Our critic wonders what to do when the same thing that draws you to a musician also repels you.
Music can momentarily loosen up the most firmly held convictions. For me, listening can be come a form of lucid dreaming, a hip-sway beyond the limits of everyday reason. Some songs lift me up, letting me imagine myself as a nobler person, or at least more emotionally adept. Others pull me in the opposite direction, into the slimy swamp of unexamined neuroses and id drives. I believe in exploring both in equal measure: make a mixtape with U2 next to Guns N' Roses, Arcade Fire mashed up with Pusha T, Wagner bumping into Bach. Go both ways with music and you'll find out more about yourself.
As much as I believe that art builds a testing ground for untried emotions, lately I've been thinking that sometimes musical enjoyment involves creating a different kind of space. It's the relaxing vacationland of: What, me worry? Becoming self-aware can make a body tired. Sometimes a break feels right. Getting wrapped up in the rhythms of a ridiculous Katy Perry song, one that I would absolutely despise on paper, allows me to enjoy a fairly safe dip into the realm of irresponsibility.
Is it right for me to let down my values occasionally, and dance? Is anything within me changed after it happens? These are questions that pop music devotees need to constantly ask themselves. Many hip hop fans are doing so now, as the deliberately confrontational collective Odd Future Wolf Gang Kill Them All continues its rise. The work of rapper Tyler, the Creator and his pack — sonically hypnotic, but often lyrically repulsive — has inspired enough complicated critical response to fill its own anthology. (One of the best pieces is by my colleague Frannie Kelley.) We'll continue to cover that unfolding saga, which is starting to seem like this year's big pop story.
What got me thinking about this stuff, though, was a recent video clip of R. Kelly, an artist who qualifies as a personal weakness. I've been a Kells fan for quite a while; just the other day, I tried to impress an eighth-grader (I know, we critics can sometimes be pathetic) by telling him about the time I was at a gala and the soul crooner sat down this close to me after his rousing performance was over.
R. Kelly fascinates me precisely because of the uncontained quality of his voice and personality. His performances are always too big for the room; at the gala I've mentioned, he actually entered to the strains of the "Star Spangled Banner," and the show just got more florid from there.

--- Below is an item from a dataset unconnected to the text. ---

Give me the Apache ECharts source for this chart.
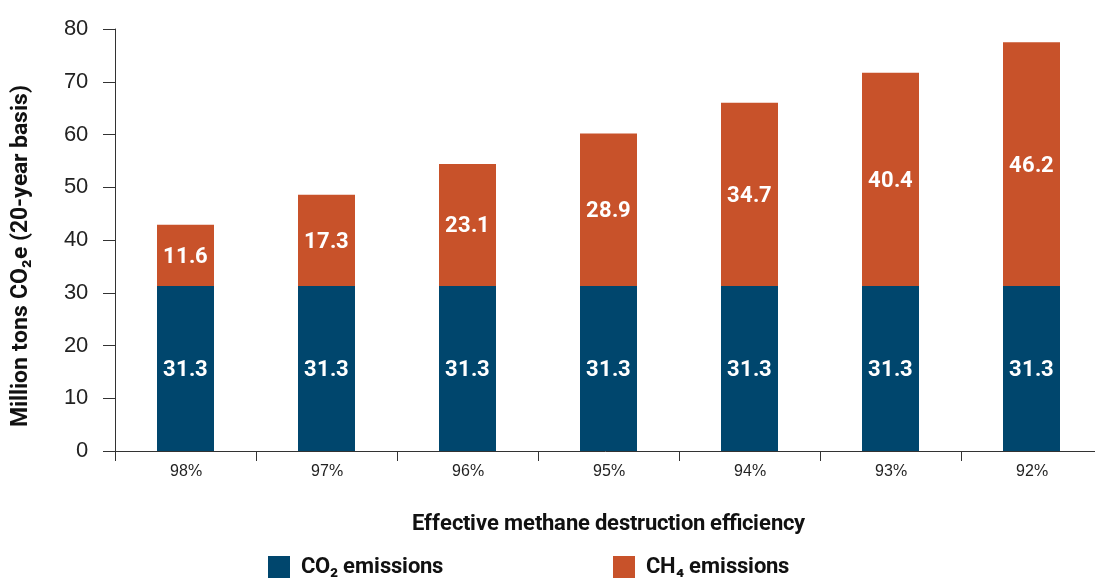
<!DOCTYPE html>
<html>
<head>
<meta charset="utf-8">
<style>
  @font-face {
    font-family: "ChartCond";
    font-weight: bold;
    src: local("Liberation Sans Narrow Bold"), local("LiberationSansNarrow-Bold"),
         local("Roboto Condensed Bold"), local("RobotoCondensed-Bold"),
         local("DejaVu Sans Condensed Bold"), local("DejaVuSansCondensed-Bold"),
         local("Open Sans Condensed Bold"), local("OpenSansCondensed-Bold");
  }
  @font-face {
    font-family: "ChartPlain";
    font-weight: normal;
    src: local("Liberation Sans"), local("LiberationSans"), local("LiberationSans-Regular"),
         local("Arimo"), local("Arimo-Regular");
  }
  html, body { margin: 0; padding: 0; background: #ffffff; }
  #chart { width: 1095px; height: 578px; }
</style>
<script src="https://cdn.jsdelivr.net/npm/echarts@6/dist/echarts.min.js"></script>
</head>
<body>
<div id="chart"></div>
<script>
// Destruction efficiency categories
const categories = ['98%', '97%', '96%', '95%', '94%', '93%', '92%'];
// Emissions, million tons CO2e (20-year basis)
const co2Emissions = [31.3, 31.3, 31.3, 31.3, 31.3, 31.3, 31.3];
const ch4Emissions = [11.6, 17.3, 23.1, 28.9, 34.7, 40.4, 46.2];
const yTicks = { min: 0, max: 80, interval: 10 };

const condensed = 'ChartCond, "Liberation Sans Narrow", "DejaVu Sans Condensed", "Liberation Sans", sans-serif';
const plain = 'ChartPlain, "Liberation Sans", Arial, sans-serif';
const blue = '#00466D';
const orange = '#C8522A';

function draw() {
  const chart = echarts.init(document.getElementById('chart'));

  const barLabel = {
    show: true,
    position: 'inside',
    color: '#ffffff',
    fontFamily: condensed,
    fontWeight: 'bold',
    fontSize: 22,
    offset: [0, 2],
    formatter: p => p.value.toFixed(1)
  };

  chart.setOption({
    animation: false,
    grid: {
      left: 115, width: 987, top: 29, bottom: 127,
      containLabel: false, outerBoundsMode: 'none'
    },
    legend: {
      bottom: 0,
      left: 268,
      padding: 0,
      itemWidth: 22,
      itemHeight: 22,
      itemGap: 170,
      icon: 'rect',
      textStyle: {
        fontFamily: condensed,
        fontWeight: 'bold',
        fontSize: 22,
        color: '#111111',
        padding: [0, 0, 0, 6]
      },
      data: ['CO₂ emissions', 'CH₄ emissions']
    },
    xAxis: {
      type: 'category',
      data: categories,
      name: 'Effective methane destruction efficiency',
      nameLocation: 'middle',
      nameGap: 62,
      nameTextStyle: {
        fontFamily: condensed,
        fontWeight: 'bold',
        fontSize: 22,
        color: '#111111'
      },
      axisLine: { lineStyle: { color: '#333333', width: 1 } },
      axisTick: { show: true, length: 10, lineStyle: { color: '#333333' } },
      axisLabel: { fontFamily: plain, fontSize: 16, color: '#222222', margin: 13 }
    },
    yAxis: {
      type: 'value',
      min: yTicks.min,
      max: yTicks.max,
      interval: yTicks.interval,
      name: 'Million tons CO₂e (20-year basis)',
      nameLocation: 'middle',
      nameRotate: 90,
      nameGap: 82,
      nameTextStyle: {
        fontFamily: condensed,
        fontWeight: 'bold',
        fontSize: 22.5,
        color: '#111111',
        padding: [0, 32, 0, 0]
      },
      splitLine: { show: false },
      axisLine: { show: true, lineStyle: { color: '#333333', width: 1 } },
      axisTick: { show: true, length: 12, lineStyle: { color: '#333333' } },
      axisLabel: { fontFamily: plain, fontSize: 22, color: '#222222', margin: 27 }
    },
    series: [
      {
        name: 'CO₂ emissions',
        type: 'bar',
        stack: 'total',
        barWidth: 57,
        itemStyle: { color: blue },
        label: barLabel,
        data: co2Emissions
      },
      {
        name: 'CH₄ emissions',
        type: 'bar',
        stack: 'total',
        barWidth: 57,
        itemStyle: { color: orange },
        label: barLabel,
        data: ch4Emissions
      }
    ]
  });
}

Promise.all([
  document.fonts.load('bold 20px ChartCond'),
  document.fonts.load('20px ChartPlain')
]).catch(() => {}).then(draw);
</script>
</body>
</html>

The problem for a feminist like me, however, is that his personal life also indicates a certain refusal to be governed. Earlier this decade, Kelly famously faced charges of crimes against an underage girl, including child pornography. He won his case, but the sexual self-indulgence that put him in a position to be accused of such crimes said a lot about Kelly's refusal to be governed by others, including the women in his life. That excessiveness draws in fans like me, but it's also very troubling. It's possible that the very thing I hate in him is what I love in him. This is a problem I haven't resolved.
Kelly is still making the rounds to promote Love Letter, his very fine 2010 retro-soul outing. Last week had him sitting at the piano with the BBC's late-night host Jools Holland. The YouTube clip above draws a thread between Kelly and Sam Cooke, one of his idols, whose own celestially aimed vocals and earthy appetites created a moral quandary for his fans nearly half a century ago.
Cooke was one of the century's great gospel singers and the man who gave the civil rights movement "A Change Is Gonna Come;" yet his humanity — what religious folk might call his fallen nature — led him to a cold death in a cheap hotel room where he may or may not have been engaged in a form of sexual assault. Kelly has been acquitted of crimes against young women, but anyone who's seen one of his X-rated shows understands that this guy stays deeply in touch with the satyr within.
Singing "Bring It On Home To Me" as Holland tickles the ivories, Kelly reminds us that what's often most enjoyable about art (music in particular), for a fan, is that feeling of being seduced, of relaxing your boundaries and letting someone else take control for a while. Where does the fan reassert herself? That's the biggest question that arises within the listening process. What I'm having to admit is that sometimes, the answer is never. I'm not sure how to feel about that.